PROVIDED ENTRIES:
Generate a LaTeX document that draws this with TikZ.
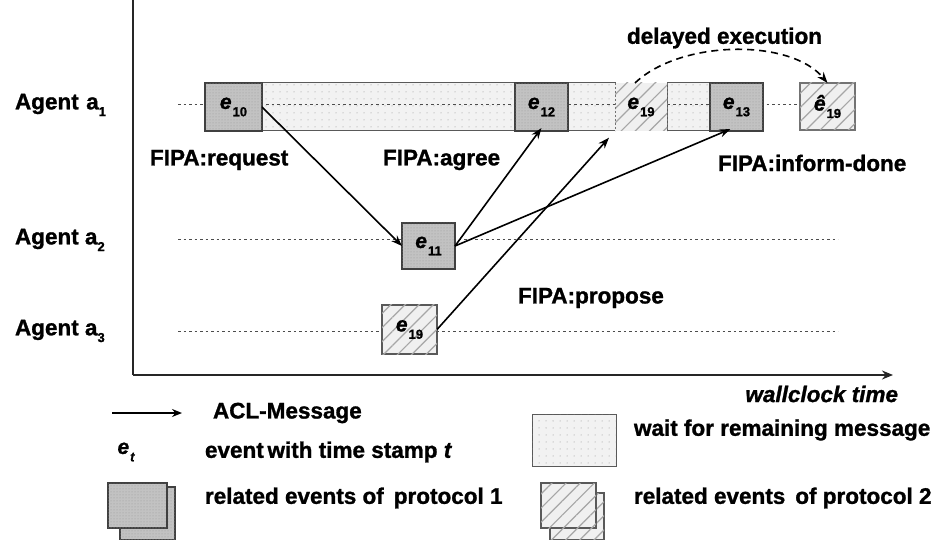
==
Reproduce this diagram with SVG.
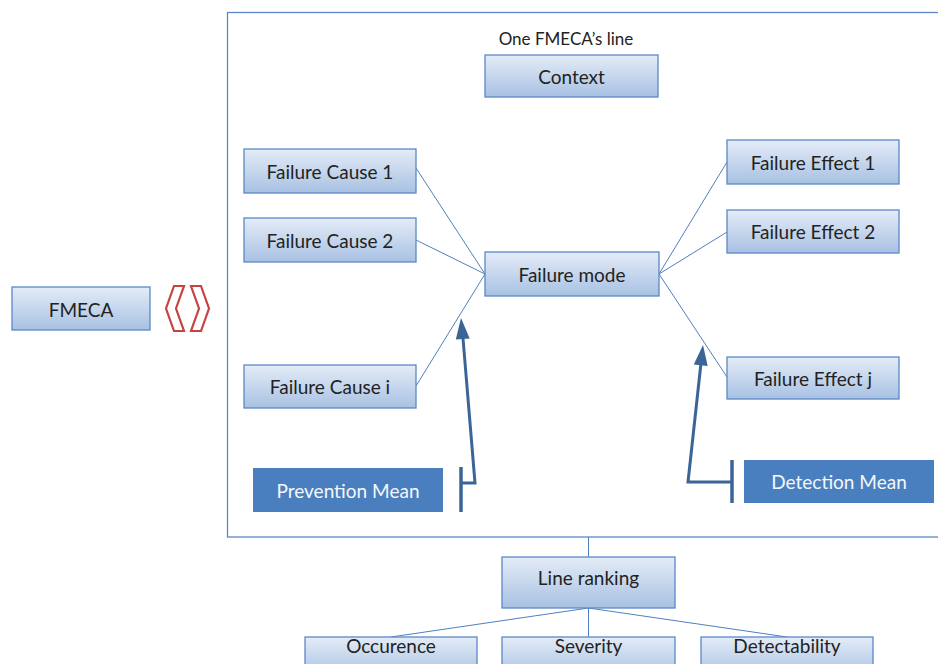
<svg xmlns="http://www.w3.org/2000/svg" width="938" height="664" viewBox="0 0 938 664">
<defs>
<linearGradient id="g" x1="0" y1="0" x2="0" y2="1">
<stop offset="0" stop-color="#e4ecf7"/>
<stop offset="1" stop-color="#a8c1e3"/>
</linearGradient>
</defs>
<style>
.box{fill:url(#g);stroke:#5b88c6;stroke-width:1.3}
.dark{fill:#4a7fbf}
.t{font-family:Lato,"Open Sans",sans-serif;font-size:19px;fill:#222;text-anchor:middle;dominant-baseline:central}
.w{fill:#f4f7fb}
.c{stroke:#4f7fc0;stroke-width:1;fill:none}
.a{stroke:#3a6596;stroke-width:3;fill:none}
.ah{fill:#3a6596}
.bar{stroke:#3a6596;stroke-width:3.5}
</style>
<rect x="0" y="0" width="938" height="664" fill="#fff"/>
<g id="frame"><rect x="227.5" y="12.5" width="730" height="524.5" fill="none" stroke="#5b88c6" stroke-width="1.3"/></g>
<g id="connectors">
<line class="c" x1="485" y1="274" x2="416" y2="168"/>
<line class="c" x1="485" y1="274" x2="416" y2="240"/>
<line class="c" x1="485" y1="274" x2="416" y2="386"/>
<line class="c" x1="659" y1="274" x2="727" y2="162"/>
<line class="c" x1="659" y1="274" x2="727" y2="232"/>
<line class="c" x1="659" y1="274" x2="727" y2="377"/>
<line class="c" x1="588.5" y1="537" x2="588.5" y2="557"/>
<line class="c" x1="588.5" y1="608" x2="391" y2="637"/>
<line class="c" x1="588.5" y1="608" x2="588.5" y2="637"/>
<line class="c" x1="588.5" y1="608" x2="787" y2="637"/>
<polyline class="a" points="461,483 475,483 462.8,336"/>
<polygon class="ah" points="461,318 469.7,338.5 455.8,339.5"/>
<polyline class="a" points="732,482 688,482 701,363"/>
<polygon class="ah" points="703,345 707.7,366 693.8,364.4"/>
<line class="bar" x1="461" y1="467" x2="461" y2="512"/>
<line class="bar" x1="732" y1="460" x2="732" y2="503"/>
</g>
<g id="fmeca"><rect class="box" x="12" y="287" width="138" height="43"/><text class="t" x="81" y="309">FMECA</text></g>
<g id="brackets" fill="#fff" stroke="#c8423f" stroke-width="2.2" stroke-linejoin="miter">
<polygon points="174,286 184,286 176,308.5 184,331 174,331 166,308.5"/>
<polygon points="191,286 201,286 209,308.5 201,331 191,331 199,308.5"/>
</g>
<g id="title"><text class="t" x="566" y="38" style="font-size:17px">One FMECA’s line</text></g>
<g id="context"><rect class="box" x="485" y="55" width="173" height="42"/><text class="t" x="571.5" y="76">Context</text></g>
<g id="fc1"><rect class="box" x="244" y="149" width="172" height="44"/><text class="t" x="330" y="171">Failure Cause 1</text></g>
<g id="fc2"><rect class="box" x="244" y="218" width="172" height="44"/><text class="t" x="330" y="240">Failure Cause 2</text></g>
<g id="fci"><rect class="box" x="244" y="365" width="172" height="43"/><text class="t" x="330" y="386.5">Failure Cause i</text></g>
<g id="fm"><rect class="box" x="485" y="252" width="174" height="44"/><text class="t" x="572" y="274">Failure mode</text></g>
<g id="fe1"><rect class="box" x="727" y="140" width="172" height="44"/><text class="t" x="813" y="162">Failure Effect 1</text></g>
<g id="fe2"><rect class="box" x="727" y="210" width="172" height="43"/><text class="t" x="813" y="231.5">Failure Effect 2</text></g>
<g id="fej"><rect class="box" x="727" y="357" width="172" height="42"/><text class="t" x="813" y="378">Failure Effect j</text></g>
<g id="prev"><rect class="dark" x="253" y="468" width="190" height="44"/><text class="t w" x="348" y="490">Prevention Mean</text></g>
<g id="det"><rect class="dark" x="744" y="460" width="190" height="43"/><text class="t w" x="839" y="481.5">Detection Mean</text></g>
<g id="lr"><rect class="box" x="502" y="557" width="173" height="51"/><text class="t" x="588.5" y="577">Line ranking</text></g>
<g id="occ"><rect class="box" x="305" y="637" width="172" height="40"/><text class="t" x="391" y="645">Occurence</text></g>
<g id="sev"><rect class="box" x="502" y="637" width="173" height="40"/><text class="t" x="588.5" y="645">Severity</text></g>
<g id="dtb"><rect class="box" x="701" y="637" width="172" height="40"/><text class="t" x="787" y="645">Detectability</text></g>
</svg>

WHAT TO WORK ON: Where a line holds "with", copy it out.

RESPONSE TO THE EXERCISE:
Generate a LaTeX document that draws this with TikZ.
Reproduce this diagram with SVG.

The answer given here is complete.